Reliure en peau humaine dans le fonds Lacassagne ?
Question d'origine :
Bonjour, Une rumeur prétend que certains ouvrages du fonds Lacassagne sur le tatouage sont reliés en peau humaine. Est-ce exact ? Merci et bien cordialement.
Réponse du Guichet
Le fonds Alexandre Lacassagne comprend six volumes dédiés aux études sur les tatouages. La rumeur veut que le cuir ayant servi à réaliser la reliure de ces six recueils soit de la peau humaine. Le grain du cuir utilisé ressemble effectivement fortement à de la peau humaine. Toutefois, en 2004, la bibliothèque municipale de Lyon a fait expertiser les peaux en question et il apparaît que ce ne seraient pas de véritables peaux humaines.
Bonjour,
La bibliothèque du professeur Alexandre Lacassagne a été donnée à la bibliothèque municipale en 1921. L’ancien médecin légiste possédait sur de nombreux sujets une documentation très abondante constituée de manuscrits, de livres et de brochures ou articles tirés à part que, le plus souvent, on lui envoyait. La plupart de ces brochures ont été reliés en différents recueils thématiques. C’est notamment le cas des recueils concernant les tatouages, pratique qui intéressait particulièrement Alexandre Lacassagne.
Nous dénombrons ainsi 6 volumes, contenant 64 documents (brochures, livres, tirés à part) cotés de « Rés 135320 » à « Rés 135384 », tous dédiés aux études sur les tatouages, notamment dans leur lien avec les milieux de prisonniers et de criminels. Parmi ces 6 recueils, les quatre premiers sont reliés « plein cuir » et les deux derniers sont des « demi-cuir » ou « demi-peau » (voir le glossaire du bibliophile du site Abebooks.com pour la définition de ces termes).

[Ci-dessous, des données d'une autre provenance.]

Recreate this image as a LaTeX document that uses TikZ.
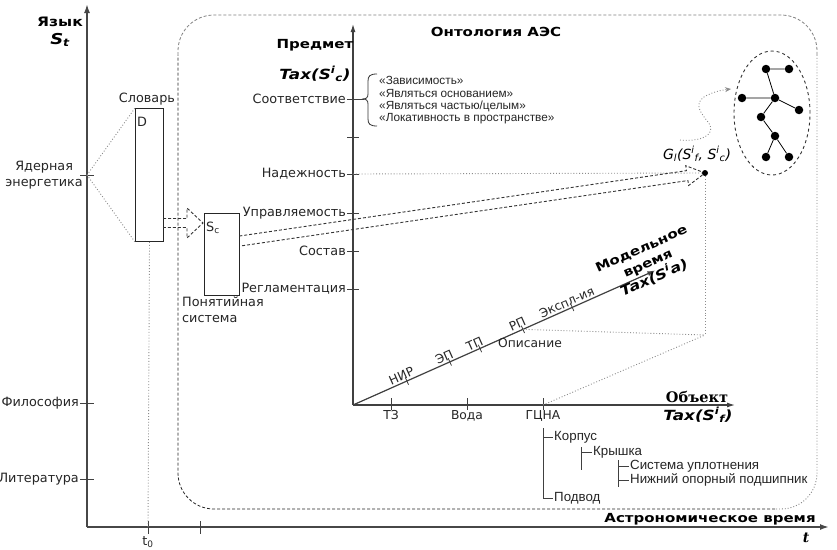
\documentclass[tikz,border=0pt]{standalone}
\usepackage{fontspec}
\setmainfont{DejaVu Sans}
\newfontfamily\lib{Liberation Sans}
\newfontfamily\dser{DejaVu Serif}
\newfontfamily\bsans[FakeStretch=1.2]{DejaVu Sans}
\usetikzlibrary{calc,arrows.meta,shapes.geometric}
\newcommand{\hollowarrow}[5]{%
  \coordinate (hb) at ($(#2)!#5!(#1)$);
  \draw[hollowarr] ($(#1)!#3!90:(#2)$) -- ($(hb)!#3!-90:(#1)$) -- ($(hb)!#4!-90:(#1)$) -- (#2)
     -- ($(hb)!#4!90:(#1)$) -- ($(hb)!#3!90:(#1)$) -- ($(#1)!#3!-90:(#2)$);}
\tikzset{
  axis/.style={line width=1.7pt, draw=black!72, -{Latex[length=9pt,width=6pt]}},
  inaxis/.style={line width=1.2pt, draw=black!75, -{Latex[length=8pt,width=5pt]}},
  tickl/.style={line width=0.8pt, draw=black!75},
  lbl/.style={font=\fontsize{12.8}{16}\selectfont, inner sep=1pt, text=black!85},
  mlbl/.style={font=\fontsize{12.3}{14}\selectfont, inner sep=1pt, text=black!85},
  small/.style={font=\lib\fontsize{11.8}{13}\selectfont, inner sep=0pt, anchor=west, text=black!85},
  tree/.style={font=\lib\fontsize{13.3}{14}\selectfont, inner sep=1pt, anchor=west, text=black!85},
  boldl/.style={font=\bsans\bfseries\fontsize{12.5}{14}\selectfont},
  taxl/.style={font=\bsans\bfseries\itshape\fontsize{14}{16}\selectfont},
  dotl/.style={draw=black!45, dotted, line width=0.9pt},
  hollowarr/.style={draw=black!80, dash pattern=on 3pt off 2pt, line width=0.9pt},
  boxn/.style={draw=black!85, line width=1pt, inner sep=0pt, anchor=north west},
  gnode/.style={circle, fill=black, inner sep=0pt, minimum size=8.5pt},
  gedge/.style={line width=0.8pt},
}
\begin{document}
\begin{tikzpicture}[x=1pt,y=-1pt]
\useasboundingbox[fill=white] (0,0) rectangle (837,549);
% ontology frame
\draw[black!85, dash pattern=on 3pt off 2pt, line width=0.8pt, rounded corners=36] (775,509) -- (178,509) -- (178,55);
\draw[black!50, dash pattern=on 3pt off 2pt, line width=0.8pt, rounded corners=36] (178,55) -- (178,15) -- (817,15) -- (817,55);
\draw[black!50, dotted, line width=0.9pt, rounded corners=36] (817,55) -- (817,509) -- (775,509);
% outer axes
\coordinate (OO) at (87,527);
\coordinate (Ytop) at (87,4);
\coordinate (Xend) at (829,527);
\draw[axis] (OO) -- (Ytop);
\draw[axis] (OO) -- (Xend);
\coordinate (tNuc) at (87,175);
\draw[tickl] (80,175) -- (94,175);
\draw[tickl] (80,403) -- (94,403);
\draw[tickl] (80,479) -- (94,479);
\coordinate (t0) at (148,527);
\draw[tickl] (148,521) -- (148,534);
\draw[tickl] (200,521) -- (200,534);
\node[lbl, anchor=east, align=center] at (84,175) {Ядерная\\энергетика};
\node[lbl, anchor=east] at (80,403) {Философия};
\node[lbl, anchor=east] at (80,479) {Литература};
\node[lbl] at (148,542) {t\textsubscript{0}};
\node[boldl, font=\bsans\bfseries\fontsize{13}{15}\selectfont] at (60,22) {Язык};
\node[font=\bsans\bfseries\itshape\fontsize{15}{17}\selectfont] at (60,40) {S\textsubscript{t}};
\node[boldl] at (710,519) {Астрономическое время};
\node[font=\dser\bfseries\itshape\fontsize{14}{16}\selectfont] at (806,538) {t};
% dictionary and concept system
\node[boxn, minimum width=28pt, minimum height=133pt] (D) at (135,108) {};
\node[boxn, minimum width=35pt, minimum height=82pt] (Sc) at (204,213) {};
\node[lbl] at (147,99) {Словарь};
\node[lbl] at (142,122) {D};
\node[lbl] at (213,228) {S\textsubscript{c}};
\node[lbl, anchor=north west, align=left] at (181,296) {Понятийная\\система};
\draw[dotl] (tNuc) -- (D.north west);
\draw[dotl] (tNuc) -- (D.south west);
\draw[dotl] (D.south) -- (t0);
\coordinate (dOut) at (163,223);
\coordinate (scIn) at (203,223);
\hollowarrow{dOut}{scIn}{4.5pt}{15pt}{16pt}
% inner axes
\coordinate (O) at (353,405);
\coordinate (Ptop) at (353,24);
\coordinate (Oend) at (735,405);
\coordinate (Mt) at ($(O)+(-24:331)$);
\draw[inaxis] (O) -- (Ptop);
\draw[inaxis] (O) -- (Oend);
\draw[inaxis] (O) -- (Mt);
\foreach \yy/\tt in {99/Соответствие,137/,174/Надежность,213/Управляемость,251/Состав,289/Регламентация}{
  \draw[tickl] (347,\yy) -- (359,\yy);
  \node[lbl, anchor=east] at (347,\yy) {\tt};
}
\foreach \xx/\tt in {391/ТЗ,467/Вода,543/ГЦНА}{
  \draw[tickl] (\xx,398) -- (\xx,410);
  \node[mlbl, anchor=north] at (\xx,409) {\tt};
}
\foreach \dd/\tt in {59/НИР,106/ЭП,139/ТП,186/РП,240/Экспл-ия}{
  \coordinate (p) at ($(O)!\dd pt!(Mt)$);
  \draw[tickl] ($(p)!4pt!90:(Mt)$) -- ($(p)!4pt!-90:(Mt)$);
  \node[mlbl, rotate=24, anchor=south, inner sep=2pt] at ($(O)!\dd pt - 3pt!(Mt)$) {\tt};
}
\coordinate (rp) at ($(O)!186pt!(Mt)$);
\coordinate (gcna) at (543,405);
\node[mlbl] at (530,343) {Описание};
\node[boldl] at (315,45) {Предмет};
\node[taxl] at (315,74) {Tax(S\textsuperscript{i}\textsubscript{c})};
\node[boldl] at (496,32) {Онтология АЭС};
\node[font=\dser\bfseries\fontsize{14.5}{16}\selectfont] at (697,397) {Объект};
\node[taxl] at (698,415) {Tax(S\textsuperscript{i}\textsubscript{f})};
\node[font=\bsans\bfseries\fontsize{12.5}{16}\selectfont, rotate=24, align=center] at (648,264) {Модельное\\время\\\itshape\fontsize{13.5}{16}\selectfont Tax(S\textsuperscript{i}a)};
% brace
\draw[line width=0.8pt, black!80] (377,74) .. controls (370,74) and (368,76) .. (368,81) -- (368,94)
  .. controls (368,98) and (366,99) .. (362,99) .. controls (366,99) and (368,100) .. (368,104)
  -- (368,119) .. controls (368,124) and (370,126) .. (377,126);
\draw[tickl] (359,99) -- (364,99);
\node[small] at (379,80) {«Зависимость»};
\node[small] at (379,93) {«Являться основанием»};
\node[small] at (379,106) {«Являться частью/целым»};
\node[small] at (379,119) {«Локативность в пространстве»};
% G point
\node[circle, fill=black, inner sep=0pt, minimum size=6pt] (G) at (705,173) {};
\node[font=\itshape\fontsize{14}{16}\selectfont] at (697,154) {G\textsubscript{l}(S\textsuperscript{i}\textsubscript{f}, S\textsuperscript{i}\textsubscript{c})};
\coordinate (nad) at (353,174);
\draw[dotl] (nad) -- (G);
\coordinate (c1) at (705,335);
\draw[dotl] (G) -- (c1);
\draw[dotl] (rp) -- (c1);
\draw[dotl] (gcna) -- (c1);
\coordinate (scOut) at (240,241);
\hollowarrow{scOut}{G}{5pt}{10pt}{18pt}
% graph
\node[ellipse, draw=black!80, dashed, line width=0.9pt, minimum width=76pt, minimum height=124pt, inner sep=0pt] (ell) at (772,113) {};
\node[gnode] (g1) at (766,69) {};
\node[gnode] (g2) at (789,69) {};
\node[gnode] (g3) at (742,98) {};
\node[gnode] (g4) at (775,98) {};
\node[gnode] (g5) at (799,110) {};
\node[gnode] (g6) at (761,117) {};
\node[gnode] (g7) at (775,136) {};
\node[gnode] (g8) at (766,157) {};
\node[gnode] (g9) at (789,157) {};
\draw[gedge] (g1) -- (g2) (g1) -- (g4) (g3) -- (g4) (g4) -- (g5) (g4) -- (g6) (g6) -- (g7) (g7) -- (g8) (g7) -- (g9);
\coordinate (sqStart) at (680,140);
\coordinate (sqEnd) at (731,89);
\draw[dotl, -{Stealth[length=6pt,width=5pt]}] (sqStart) .. controls (700,142) and (718,135) .. (708,122)
  .. controls (700,112) and (694,104) .. (704,97) .. controls (712,92) and (722,90) .. (sqEnd);
% object tree
\node[tree] (korp) at (553,437) {Корпус};
\node[tree] (kr) at (592,452) {Крышка};
\node[tree] (su) at (629,466) {Система уплотнения};
\node[tree] (nop) at (629,480) {Нижний опорный подшипник};
\node[tree] (pod) at (553,498) {Подвод};
\draw[tickl] (543,428) -- (543,499);
\draw[tickl] (543,437) -- (korp.west);
\draw[tickl] (543,498) -- (pod.west);
\draw[tickl] (581,447) -- (581,470);
\draw[tickl] (581,452) -- (kr.west);
\draw[tickl] (618,460) -- (618,487);
\draw[tickl] (618,466) -- (su.west);
\draw[tickl] (618,480) -- (nop.west);
\end{tikzpicture}
\end{document}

La rumeur veut en effet que le cuir ayant servi à réaliser ces 6 reliures soit de la peau humaine. Le grain du cuir utilisé ressemble effectivement fortement à de la peau humaine. Toutefois, en 2004, lors de l’exposition « Le médecin et le criminel », la bibliothèque municipale de Lyon a fait expertiser les peaux en question et il apparaît que ce ne seraient pas de véritables peaux humaines. Par ailleurs, cela ne correspond pas à la pratique d’Alexandre Lacassagne, qui était de relever les tatouages par calque sur la peau des prisonniers.
Pour autant, cela ne signifie nullement que la pratique de relier des livres en peau humaine n’existe pas. Le cas récent le plus connu porté au public est la reliure du recueil des confessions du criminel Louis-Marius Rambert (1903-1934). Arrêté et emprisonné, celui-ci avait été en contact direct et appuyé avec le docteur Jean Lacassagne, médecin spécialisé en dermatologie, fils d'Alexandre Lacassagne. Dans son testament rédigé en 1932, Rambert lui lègue sa peau tatouée. Jean Lacassagne fera relier toute la documentation acquise sur Rambert dans une reliure en basane (peau de mouton), avec des inserts de la peau du criminel figurant ses tatouages. Mis en vente par Bergé et compagnie en 2014, ce livre a finalement été retiré de la vente précisément pour cette présence de peau humaine. Le blog « La brouette de Couthon » résume assez bien l’ensemble de l’affaire et propose quelques photographies.
Notons que cela va dans la logique d’un mode de collecte propre à Jean Lacassagne, à savoir : le prélèvement des tatouages directement sur la peau des tatoués, une peau qu’il faisait tanner pour une meilleure conservation. Sa collection a été donnée au musée des techniques policières créé par Edmond Locard en 1921 dans les locaux de son laboratoire de police scientifique. Aujourd'hui, ces collections sont sans doute conservées dans les collections de l'école nationale supérieure de la Police (ENSP) de Saint-Cyr-au-Mont-d’Or, qui a récupéré les collections d’objets et de criminalistique des professeurs Alexandre Lacassagne et Edmond Locard, dont une partie est exposée de façon permanente dans leur musée.